The colonial rulers of the Indian subcontinent developed agrarian policies and systems that led to the inequitable distribution of resources in favor of Punjab, further bolstering its importance. The province was divided between Pakistan and India at the time of the countries’ independence, and the worst of the communal violence took place in the once-unified Punjab. Pakistani and Indian officials divided the Indus and its five tributaries among themselves, but the two countries are still arguing over disputed territory and water — with many Pakistanis accusing India of causing floods or building dams on the rivers.

This dispute stands in parallel to arguments over the Indus within Pakistan, where water resources are heavily contested between provinces. Pakistan continued the colonialist focus on Punjab in the post-independence years, to the detriment of the rest of the country. While this made Punjab prosperous, it also allowed it to stake an outsized claim over politics, produce, and the military, turning it into a symbol of tyranny in Pakistan.

Empires of the Indusis as much a lament for history as it is for the decimation of the culture surrounding the mighty river. During her journey, Albinia discovers ignored archaeological finds, including stone circles and ancient carvings; Buddhist statues that have been defaced and destroyed; and tombs disappearing into the desert. A villager in the Chitral region who has unearthed ceramics that may date back three millennia hands one over to Albinia as a gift to take away.

Albinia continues onwards and upwards — to the Swat district in northwestern Pakistan, where Buddhist history is buried under hundreds of years of silt, and where religious militancy is beginning to take hold.

Albinia’s travels take place in the post-9/11 years, and, while her personal security doesn’t seem to factor into her travels, the region’s militarized nature does. She has to negotiate with officials to visit disputed territories and former warzones so that she doesn’t stray from the river. As she struggles with border crossings and the right entry stamps for Afghanistan, Albinia has to choose a travel itinerary that will, as she puts it, “surely get us sent to jail, abducted by al-Qaeda or blown to pieces by a rogue Waziristani rocket-launcher.” (She is spared this fate after a well-connected friend introduces her to a series of passport officers, government officials, and escorts.)

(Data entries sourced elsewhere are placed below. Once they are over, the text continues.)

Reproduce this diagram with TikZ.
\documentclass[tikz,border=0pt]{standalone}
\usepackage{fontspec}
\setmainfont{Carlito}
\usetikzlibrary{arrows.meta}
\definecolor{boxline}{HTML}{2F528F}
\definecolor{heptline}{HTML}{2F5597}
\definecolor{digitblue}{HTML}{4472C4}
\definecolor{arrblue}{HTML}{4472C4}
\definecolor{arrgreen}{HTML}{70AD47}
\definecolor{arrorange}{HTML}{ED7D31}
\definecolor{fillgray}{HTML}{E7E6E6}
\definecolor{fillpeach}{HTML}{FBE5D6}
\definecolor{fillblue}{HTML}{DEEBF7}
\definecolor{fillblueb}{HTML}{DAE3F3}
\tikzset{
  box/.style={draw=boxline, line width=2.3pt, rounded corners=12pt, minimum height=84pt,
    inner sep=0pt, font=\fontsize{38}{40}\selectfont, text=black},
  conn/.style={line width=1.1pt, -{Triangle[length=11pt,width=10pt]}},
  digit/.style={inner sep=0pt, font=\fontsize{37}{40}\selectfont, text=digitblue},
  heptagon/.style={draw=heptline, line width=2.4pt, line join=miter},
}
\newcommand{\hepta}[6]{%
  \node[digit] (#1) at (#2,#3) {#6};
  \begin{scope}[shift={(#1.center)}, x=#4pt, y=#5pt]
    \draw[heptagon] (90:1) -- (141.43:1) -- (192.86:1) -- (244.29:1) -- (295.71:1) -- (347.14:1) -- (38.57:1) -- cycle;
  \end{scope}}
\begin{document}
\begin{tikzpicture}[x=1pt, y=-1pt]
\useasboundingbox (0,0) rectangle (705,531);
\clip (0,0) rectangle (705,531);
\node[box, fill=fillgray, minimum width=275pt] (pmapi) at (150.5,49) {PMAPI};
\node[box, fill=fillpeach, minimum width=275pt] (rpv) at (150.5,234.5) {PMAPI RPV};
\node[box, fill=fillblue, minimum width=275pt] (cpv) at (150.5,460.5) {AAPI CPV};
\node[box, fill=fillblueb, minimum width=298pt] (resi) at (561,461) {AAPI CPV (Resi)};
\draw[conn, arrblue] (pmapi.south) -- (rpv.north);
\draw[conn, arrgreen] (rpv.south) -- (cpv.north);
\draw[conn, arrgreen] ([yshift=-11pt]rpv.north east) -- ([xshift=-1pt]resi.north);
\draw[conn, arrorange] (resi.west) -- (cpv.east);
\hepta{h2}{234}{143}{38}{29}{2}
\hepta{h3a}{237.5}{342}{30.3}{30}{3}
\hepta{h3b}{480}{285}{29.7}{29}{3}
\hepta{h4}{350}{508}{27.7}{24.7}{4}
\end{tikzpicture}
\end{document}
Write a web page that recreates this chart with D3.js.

Albinia is not the stereotypical awestruck traveler, and this is not a journey of New Age self-discovery. There is a great deal of self-deprecation about her obsession with the river. Albinia gets tired, is wary of situations, and becomes frustrated with the journey and her guides. When she reaches Tibet to find the source of the river, Albinia is convinced that she’s in the wrong place because she can’t see any water. With crying jags and time with an “eccentric drunk” as a guide behind her, she finally makes it to the mouth of the Indus. After the sweeping narrative of the book, this moment feels anticlimactic. Perhaps it is also appropriate. “The river is slipping away through our fingers, dammed to disappearance,” Albinia writes, as she offers her own warning to the Indus’ modern-day empires. “One day, when there is nothing but dry riverbeds and dust, when this ancient name has been rendered obsolete, then the songs humans sing will be dirges of bitterness and regret.”